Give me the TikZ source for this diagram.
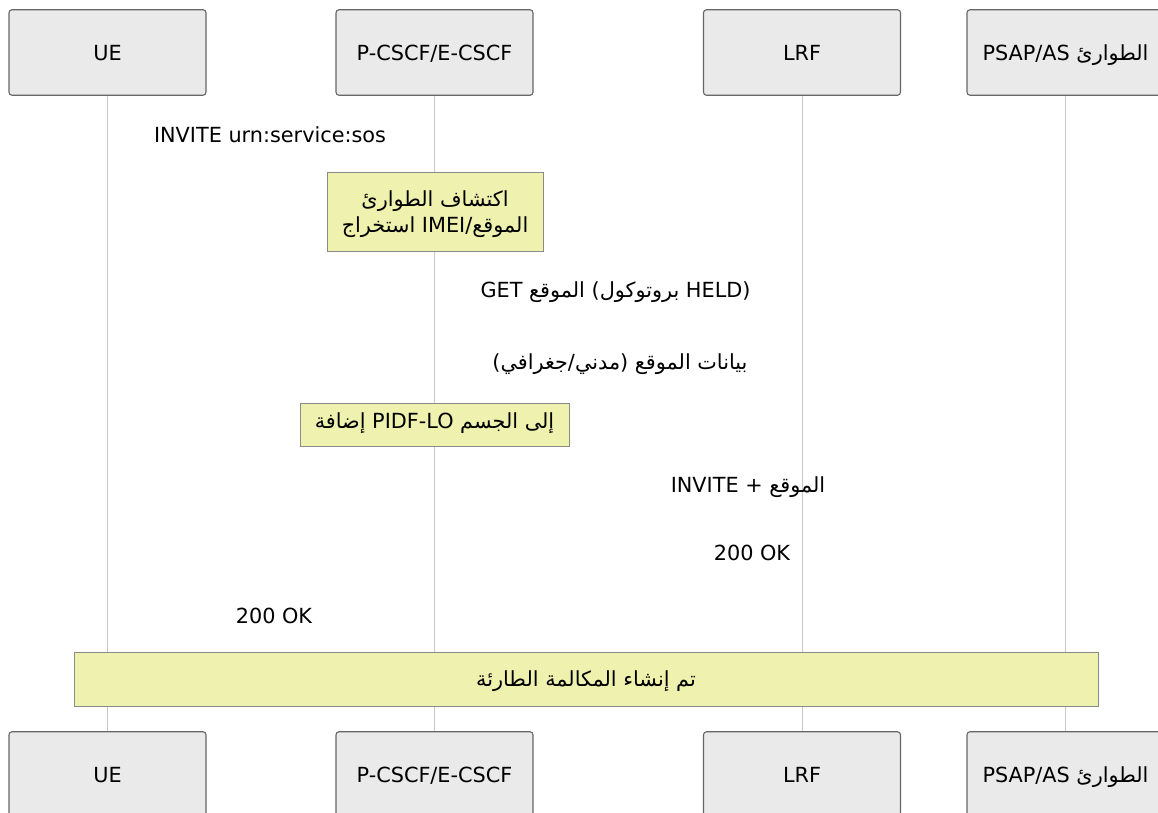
\documentclass[tikz,border=0pt]{standalone}
\usepackage{fontspec}
\setmainfont{DejaVu Sans}
\newfontfamily\arabicfont[Script=Arabic]{DejaVu Sans}
\newcommand\ar[1]{{\arabicfont #1}}
\TeXXeTstate=1
\definecolor{actorfill}{HTML}{EAEAEA}
\definecolor{actorline}{HTML}{666666}
\definecolor{lifeline}{HTML}{C8C8C8}
\definecolor{notefill}{HTML}{EEF2AE}
\definecolor{noteline}{HTML}{8A8A8A}
\tikzset{
  actor/.style={draw=actorline, fill=actorfill, line width=1.1pt, rounded corners=3pt,
    minimum width=197pt, minimum height=85.5pt, inner sep=0pt,
    text height=15.2pt, text depth=0pt},
  lifel/.style={draw=lifeline, line width=1pt},
  notebox/.style={draw=noteline, fill=notefill, line width=1pt, inner sep=0pt},
  msg/.style={anchor=base, inner sep=0pt},
}
\begin{document}
\begin{tikzpicture}[x=1pt,y=-1pt, font=\fontsize{20.8}{26}\selectfont]
\useasboundingbox (0,0) rectangle (1158,812);
\clip (0,0) rectangle (1158,812);
\fill[white] (0,0) rectangle (1158,812);
% top actors
\node[actor] (ue) at (107.5,52.5) {UE};
\node[actor] (pc) at (434.5,52.5) {P-CSCF/E-CSCF};
\node[actor] (lrf) at (802,52.5) {LRF};
\node[actor] (ps) at (1065.5,52.5) {PSAP/AS \ar{الطوارئ}};
% bottom actors
\node[actor] (ueb) at (107.5,774.5) {UE};
\node[actor] (pcb) at (434.5,774.5) {P-CSCF/E-CSCF};
\node[actor] (lrfb) at (802,774.5) {LRF};
\node[actor] (psb) at (1065.5,774.5) {PSAP/AS \ar{الطوارئ}};
% lifelines
\draw[lifel] (ue.south) -- (ueb.north);
\draw[lifel] (pc.south) -- (pcb.north);
\draw[lifel] (lrf.south) -- (lrfb.north);
\draw[lifel] (ps.south) -- (psb.north);
% messages and notes
\node[msg] (m1) at (270,142) {INVITE urn:service:sos};
\node[notebox, minimum width=216pt, minimum height=79pt] (n1) at (435,211.5) {};
\node[msg] (n1a) at (435,206) {\beginR\ar{اكتشاف الطوارئ}\endR};
\node[msg] (n1b) at (435,232) {\ar{استخراج} IMEI/\ar{الموقع}};
\node[msg] (m2) at (615.5,297) {GET \ar{الموقع} (\ar{بروتوكول} HELD)};
\node[msg] (m3) at (620,369) {\beginR\ar{بيانات الموقع (مدني/جغرافي)}\endR};
\node[notebox, minimum width=269pt, minimum height=43pt] (n2) at (434.5,424.5) {};
\node[msg] (n2a) at (434.5,428) {\ar{إضافة} PIDF-LO \beginR\ar{إلى الجسم}\endR};
\node[msg] (m4) at (748,492) {INVITE + \ar{الموقع}};
\node[msg] (m5) at (752,560) {200 OK};
\node[msg] (m6) at (274,623) {200 OK};
\node[notebox, minimum width=1024pt, minimum height=54pt] (n3) at (586,679) {};
\node[msg] (n3a) at (586,686) {\beginR\ar{تم إنشاء المكالمة الطارئة}\endR};
\end{tikzpicture}
\end{document}
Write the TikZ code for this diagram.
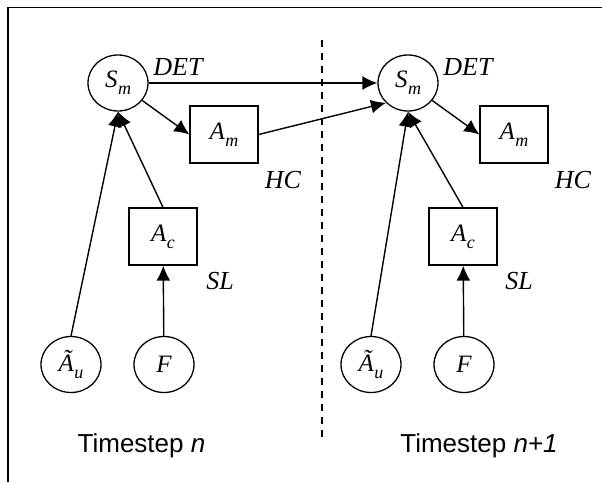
\documentclass[tikz,border=0pt]{standalone}
\usepackage{fontspec}
\setmainfont{Liberation Serif}
\newfontfamily\labelsans{Liberation Sans}
\usetikzlibrary{arrows.meta,shapes.geometric}
% italic variable with a lowered subscript
\newcommand{\varsub}[2]{{\fontsize{25}{25}\selectfont\itshape #1}\kern0.5pt\raisebox{-7pt}{\fontsize{18}{18}\selectfont\itshape #2}}

\begin{document}
\begin{tikzpicture}[x=1pt,y=-1pt,
  every node/.style={inner sep=0pt},
  statenode/.style={ellipse,draw,line width=1.3pt,minimum width=60pt,minimum height=56pt},
  boxnode/.style={rectangle,draw,line width=1.3pt,minimum width=68pt,minimum height=57pt},
  tag/.style={font=\fontsize{26}{26}\selectfont\itshape},
  link/.style={line width=1.4pt,-{Latex[length=15pt,width=14pt]}},
  caption/.style={font=\labelsans\fontsize{26}{26}\selectfont,anchor=base}]
\useasboundingbox (0,0) rectangle (602,482);
\draw[line width=1.8pt] (8,482) -- (8,7.5) -- (602,7.5);

% separator between the two timesteps
\coordinate (sepTop) at (322,40);
\coordinate (sepBot) at (322,440);
\draw[line width=1.2pt,dash pattern=on 7pt off 6pt] (sepTop) -- (sepBot);

% timestep n
\node[statenode] (Sm1) at (118,83) {\varsub{S}{m}};
\node[boxnode] (Am1) at (224,134.5) {\varsub{A}{m}};
\node[boxnode] (Ac1) at (163,236.5) {\varsub{A}{c}};
\node[statenode] (Au1) at (71,364.5) {\varsub{\~A}{u}};
\node[statenode] (F1) at (164,364.5) {{\fontsize{25}{25}\selectfont\itshape F}};
\node[tag] (det1) at (178,67.5) {DET};
\node[tag] (hc1) at (283,180) {HC};
\node[tag] (sl1) at (220,281.5) {SL};
\node[caption] (cap1) at (141.5,452) {Timestep \textit{n}};

% timestep n+1
\node[statenode] (Sm2) at (408,83) {\varsub{S}{m}};
\node[boxnode] (Am2) at (514,134.5) {\varsub{A}{m}};
\node[boxnode] (Ac2) at (463,236.5) {\varsub{A}{c}};
\node[statenode] (Au2) at (371,364.5) {\varsub{\~A}{u}};
\node[statenode] (F2) at (464,364.5) {{\fontsize{25}{25}\selectfont\itshape F}};
\node[tag] (det2) at (468,67.5) {DET};
\node[tag] (hc2) at (573,180) {HC};
\node[tag] (sl2) at (519,281.5) {SL};
\node[caption] (cap2) at (479,452) {Timestep \textit{n+1}};

% dependencies
\draw[link] (Sm1) -- (Sm2);
\draw[link] (Am1.east) -- (Sm2.222);
\draw[link] (Sm1) -- (Am1.west);
\draw[link] (Au1.north) -- (Sm1.south);
\draw[link] (Ac1.north) -- (Sm1.south);
\draw[link] (F1) -- (Ac1);
\draw[link] (Sm2) -- (Am2.west);
\draw[link] (Au2.north) -- (Sm2.south);
\draw[link] (Ac2.north) -- (Sm2.south);
\draw[link] (F2) -- (Ac2);
\end{tikzpicture}
\end{document}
━━━━━━
Short task: Exactly as they stand, quote the lines beginning with the one that contains "Write the TikZ code for this diagram." and ending with the one that contains "(sepTop) -- (sepBot);", with no pictures.

Solution for this exercise:
Write the TikZ code for this diagram.
\documentclass[tikz,border=0pt]{standalone}
\usepackage{fontspec}
\setmainfont{Liberation Serif}
\newfontfamily\labelsans{Liberation Sans}
\usetikzlibrary{arrows.meta,shapes.geometric}
% italic variable with a lowered subscript
\newcommand{\varsub}[2]{{\fontsize{25}{25}\selectfont\itshape #1}\kern0.5pt\raisebox{-7pt}{\fontsize{18}{18}\selectfont\itshape #2}}

\begin{document}
\begin{tikzpicture}[x=1pt,y=-1pt,
  every node/.style={inner sep=0pt},
  statenode/.style={ellipse,draw,line width=1.3pt,minimum width=60pt,minimum height=56pt},
  boxnode/.style={rectangle,draw,line width=1.3pt,minimum width=68pt,minimum height=57pt},
  tag/.style={font=\fontsize{26}{26}\selectfont\itshape},
  link/.style={line width=1.4pt,-{Latex[length=15pt,width=14pt]}},
  caption/.style={font=\labelsans\fontsize{26}{26}\selectfont,anchor=base}]
\useasboundingbox (0,0) rectangle (602,482);
\draw[line width=1.8pt] (8,482) -- (8,7.5) -- (602,7.5);

% separator between the two timesteps
\coordinate (sepTop) at (322,40);
\coordinate (sepBot) at (322,440);
\draw[line width=1.2pt,dash pattern=on 7pt off 6pt] (sepTop) -- (sepBot);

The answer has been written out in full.